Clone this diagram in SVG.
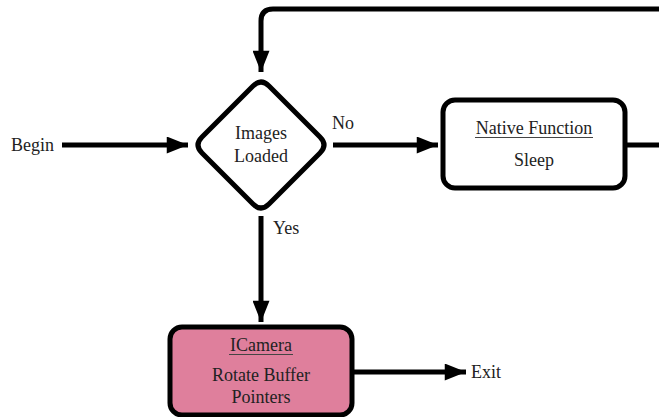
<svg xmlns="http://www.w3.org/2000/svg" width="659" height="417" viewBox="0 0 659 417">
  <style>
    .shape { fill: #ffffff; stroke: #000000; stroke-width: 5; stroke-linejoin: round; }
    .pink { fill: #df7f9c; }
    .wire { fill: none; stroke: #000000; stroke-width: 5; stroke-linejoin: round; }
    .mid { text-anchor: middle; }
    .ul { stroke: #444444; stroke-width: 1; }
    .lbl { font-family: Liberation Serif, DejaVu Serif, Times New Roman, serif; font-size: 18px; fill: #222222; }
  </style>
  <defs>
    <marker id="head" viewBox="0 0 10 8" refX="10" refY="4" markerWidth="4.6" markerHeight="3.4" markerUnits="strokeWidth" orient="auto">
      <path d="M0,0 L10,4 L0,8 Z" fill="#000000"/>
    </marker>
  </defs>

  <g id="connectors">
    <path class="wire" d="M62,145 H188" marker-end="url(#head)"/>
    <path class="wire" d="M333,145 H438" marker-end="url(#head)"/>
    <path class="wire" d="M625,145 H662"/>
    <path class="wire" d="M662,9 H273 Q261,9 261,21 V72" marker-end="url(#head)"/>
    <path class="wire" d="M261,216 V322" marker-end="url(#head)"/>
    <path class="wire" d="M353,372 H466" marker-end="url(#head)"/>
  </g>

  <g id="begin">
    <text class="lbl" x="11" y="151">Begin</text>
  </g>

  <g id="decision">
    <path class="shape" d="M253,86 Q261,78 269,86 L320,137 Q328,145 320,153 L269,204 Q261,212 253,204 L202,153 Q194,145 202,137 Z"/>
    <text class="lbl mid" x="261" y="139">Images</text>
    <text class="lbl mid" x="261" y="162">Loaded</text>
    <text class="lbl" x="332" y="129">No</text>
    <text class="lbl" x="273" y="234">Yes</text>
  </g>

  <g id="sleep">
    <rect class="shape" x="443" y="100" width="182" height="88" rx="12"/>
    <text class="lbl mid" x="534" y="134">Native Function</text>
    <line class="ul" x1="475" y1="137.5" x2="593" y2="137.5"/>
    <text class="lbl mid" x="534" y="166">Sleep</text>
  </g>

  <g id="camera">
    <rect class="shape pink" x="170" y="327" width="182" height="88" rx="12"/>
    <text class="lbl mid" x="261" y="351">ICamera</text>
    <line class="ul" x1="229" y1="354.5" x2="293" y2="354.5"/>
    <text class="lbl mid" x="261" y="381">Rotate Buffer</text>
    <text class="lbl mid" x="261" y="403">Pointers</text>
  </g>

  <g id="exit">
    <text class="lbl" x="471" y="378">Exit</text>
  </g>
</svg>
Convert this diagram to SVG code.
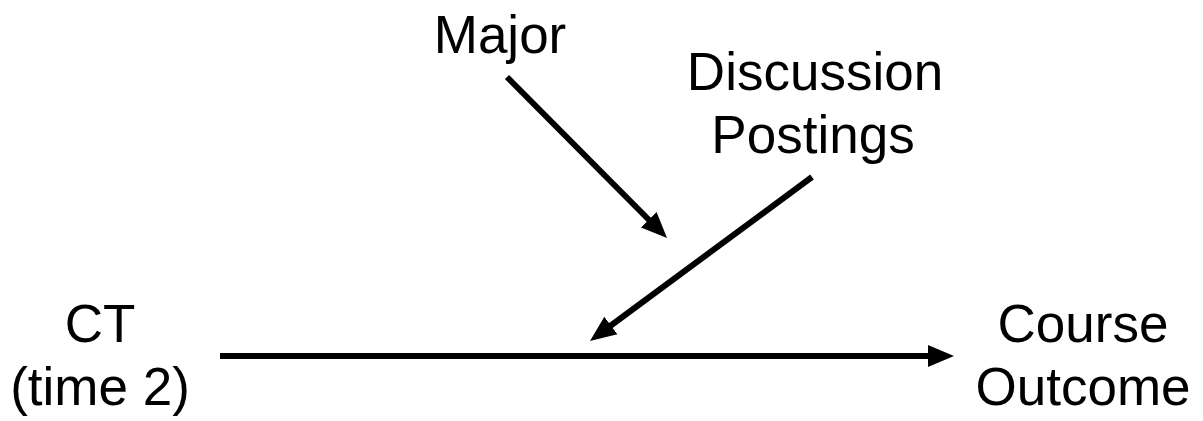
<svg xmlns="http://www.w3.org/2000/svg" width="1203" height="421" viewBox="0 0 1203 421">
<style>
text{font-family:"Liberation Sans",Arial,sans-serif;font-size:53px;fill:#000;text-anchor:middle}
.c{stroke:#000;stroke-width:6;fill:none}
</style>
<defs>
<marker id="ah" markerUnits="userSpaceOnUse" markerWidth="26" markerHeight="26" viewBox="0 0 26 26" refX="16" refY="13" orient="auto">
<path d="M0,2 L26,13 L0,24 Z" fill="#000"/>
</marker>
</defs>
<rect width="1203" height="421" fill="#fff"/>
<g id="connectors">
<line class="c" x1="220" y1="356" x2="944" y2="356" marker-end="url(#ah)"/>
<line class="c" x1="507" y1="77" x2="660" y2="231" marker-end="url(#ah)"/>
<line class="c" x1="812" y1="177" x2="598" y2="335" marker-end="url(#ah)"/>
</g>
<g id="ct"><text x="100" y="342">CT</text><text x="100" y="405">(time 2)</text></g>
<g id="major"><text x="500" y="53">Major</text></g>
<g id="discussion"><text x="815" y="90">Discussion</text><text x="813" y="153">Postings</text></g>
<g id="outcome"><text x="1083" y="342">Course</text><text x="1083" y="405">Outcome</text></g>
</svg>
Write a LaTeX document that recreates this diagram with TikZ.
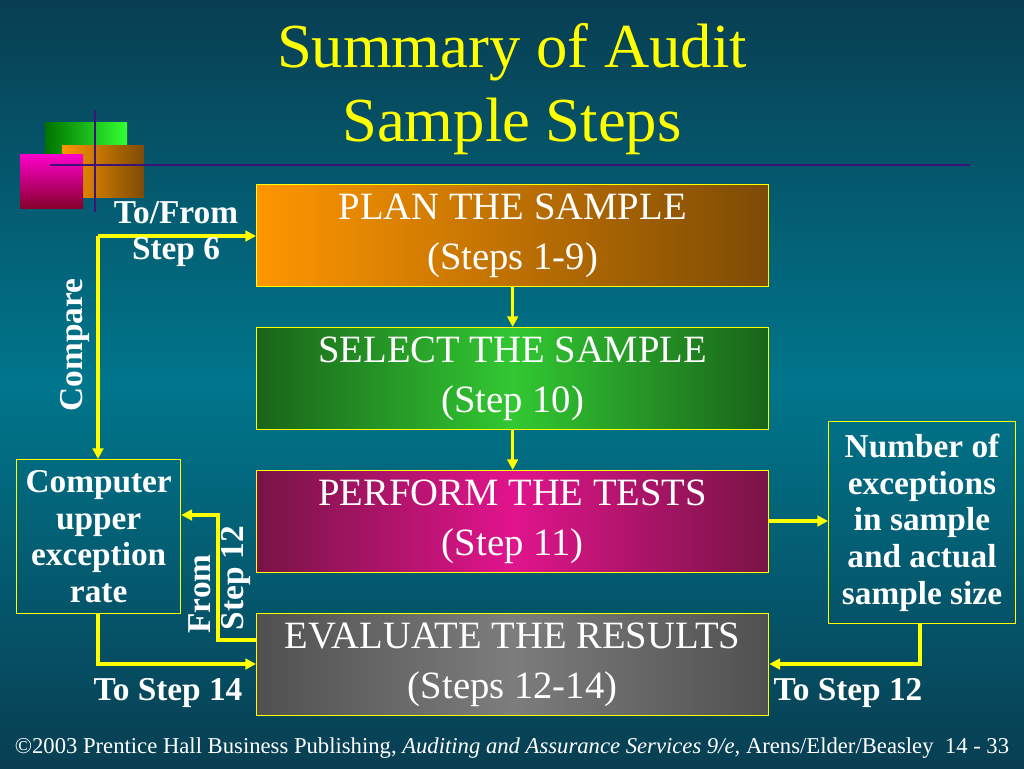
━━━━
§ **Given problem**: Images should not appear in the copy; retype the listing above exactly.

§ **Response to the exercise**:
Clone this diagram in SVG.
<svg xmlns="http://www.w3.org/2000/svg" width="659" height="417" viewBox="0 0 659 417">
  <style>
    .shape { fill: #ffffff; stroke: #000000; stroke-width: 5; stroke-linejoin: round; }
    .pink { fill: #df7f9c; }
    .wire { fill: none; stroke: #000000; stroke-width: 5; stroke-linejoin: round; }
    .mid { text-anchor: middle; }
    .ul { stroke: #444444; stroke-width: 1; }
    .lbl { font-family: Liberation Serif, DejaVu Serif, Times New Roman, serif; font-size: 18px; fill: #222222; }
  </style>
  <defs>
    <marker id="head" viewBox="0 0 10 8" refX="10" refY="4" markerWidth="4.6" markerHeight="3.4" markerUnits="strokeWidth" orient="auto">
      <path d="M0,0 L10,4 L0,8 Z" fill="#000000"/>
    </marker>
  </defs>

  <g id="connectors">
    <path class="wire" d="M62,145 H188" marker-end="url(#head)"/>
    <path class="wire" d="M333,145 H438" marker-end="url(#head)"/>
    <path class="wire" d="M625,145 H662"/>
    <path class="wire" d="M662,9 H273 Q261,9 261,21 V72" marker-end="url(#head)"/>
    <path class="wire" d="M261,216 V322" marker-end="url(#head)"/>
    <path class="wire" d="M353,372 H466" marker-end="url(#head)"/>
  </g>

  <g id="begin">
    <text class="lbl" x="11" y="151">Begin</text>
  </g>

  <g id="decision">
    <path class="shape" d="M253,86 Q261,78 269,86 L320,137 Q328,145 320,153 L269,204 Q261,212 253,204 L202,153 Q194,145 202,137 Z"/>
    <text class="lbl mid" x="261" y="139">Images</text>
    <text class="lbl mid" x="261" y="162">Loaded</text>
    <text class="lbl" x="332" y="129">No</text>
    <text class="lbl" x="273" y="234">Yes</text>
  </g>

  <g id="sleep">
    <rect class="shape" x="443" y="100" width="182" height="88" rx="12"/>
    <text class="lbl mid" x="534" y="134">Native Function</text>
    <line class="ul" x1="475" y1="137.5" x2="593" y2="137.5"/>
    <text class="lbl mid" x="534" y="166">Sleep</text>
  </g>

  <g id="camera">
    <rect class="shape pink" x="170" y="327" width="182" height="88" rx="12"/>
    <text class="lbl mid" x="261" y="351">ICamera</text>
    <line class="ul" x1="229" y1="354.5" x2="293" y2="354.5"/>
    <text class="lbl mid" x="261" y="381">Rotate Buffer</text>
    <text class="lbl mid" x="261" y="403">Pointers</text>
  </g>

  <g id="exit">
    <text class="lbl" x="471" y="378">Exit</text>
  </g>
</svg>
Convert this diagram to SVG code.
<svg xmlns="http://www.w3.org/2000/svg" width="1203" height="421" viewBox="0 0 1203 421">
<style>
text{font-family:"Liberation Sans",Arial,sans-serif;font-size:53px;fill:#000;text-anchor:middle}
.c{stroke:#000;stroke-width:6;fill:none}
</style>
<defs>
<marker id="ah" markerUnits="userSpaceOnUse" markerWidth="26" markerHeight="26" viewBox="0 0 26 26" refX="16" refY="13" orient="auto">
<path d="M0,2 L26,13 L0,24 Z" fill="#000"/>
</marker>
</defs>
<rect width="1203" height="421" fill="#fff"/>
<g id="connectors">
<line class="c" x1="220" y1="356" x2="944" y2="356" marker-end="url(#ah)"/>
<line class="c" x1="507" y1="77" x2="660" y2="231" marker-end="url(#ah)"/>
<line class="c" x1="812" y1="177" x2="598" y2="335" marker-end="url(#ah)"/>
</g>
<g id="ct"><text x="100" y="342">CT</text><text x="100" y="405">(time 2)</text></g>
<g id="major"><text x="500" y="53">Major</text></g>
<g id="discussion"><text x="815" y="90">Discussion</text><text x="813" y="153">Postings</text></g>
<g id="outcome"><text x="1083" y="342">Course</text><text x="1083" y="405">Outcome</text></g>
</svg>
Write a LaTeX document that recreates this diagram with TikZ.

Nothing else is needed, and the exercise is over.